Stop 13: Stream Species

Speckled brown fish swimming near rocks
Speckled dace.

Photo by Bruce Taubert, courtesy Arizona Game and Fish Department

Speckled Dace

Depending on where you are in Arizona, the speckled dace (Rhinichthys osculus) looks different. In the southern part of the Gila River system, they are small, with lots of speckles or blotches, and chubby-bodied. North of the Mogollon Rim, they are larger, may or may not have bands, and their shape is more streamlined. They can grow up to three inches (7.6 cm) long on a diet of algae and other plants, small crustaceans, insect larvae, and small snails. Speckled dace are bottom dwellers found in smaller, shallow rivers. They don’t do well in water with high temperature or low oxygen content.
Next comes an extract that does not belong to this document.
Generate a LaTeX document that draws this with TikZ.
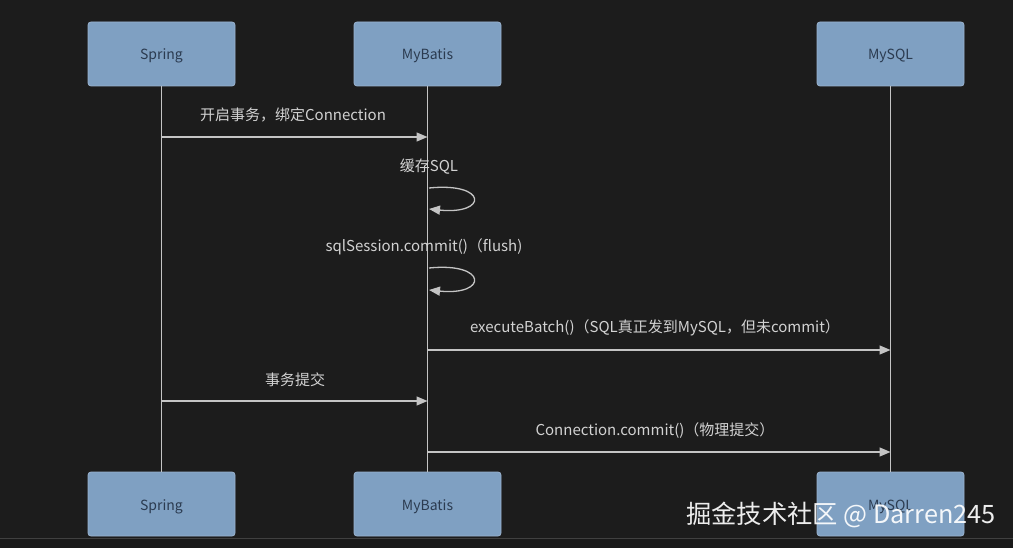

Conservation status: Least Concern

Threats: Non-native predatory fish

Desert Sucker

The desert sucker (Catostomus clarki) uses a cartilage ridge below its lower lip to scrape food from the bottom of stream channels. It feeds on diatoms, algae, and any small animals that happen to be within the algae. Juveniles eat small aquatic insects, such as midge and blackfly larvae. Desert suckers typically grow to 13 inches (33 cm) in length. They are abundant in the Bill Williams, Gila, Salt, and Verde river systems. They require streamflow, as opposed to lake conditions, and prefer waters that include quiet pools with gravelly or rocky bottoms.

Conservation status: Least Concern

Threats: Loss of habitat and food sources through alteration of flow regimes and construction of reservoirs; non-native fish stocking.

This is the end of the tour. You may retrace your steps to the front of the building or exit through the gate near the cistern at the northeast corner of the main building.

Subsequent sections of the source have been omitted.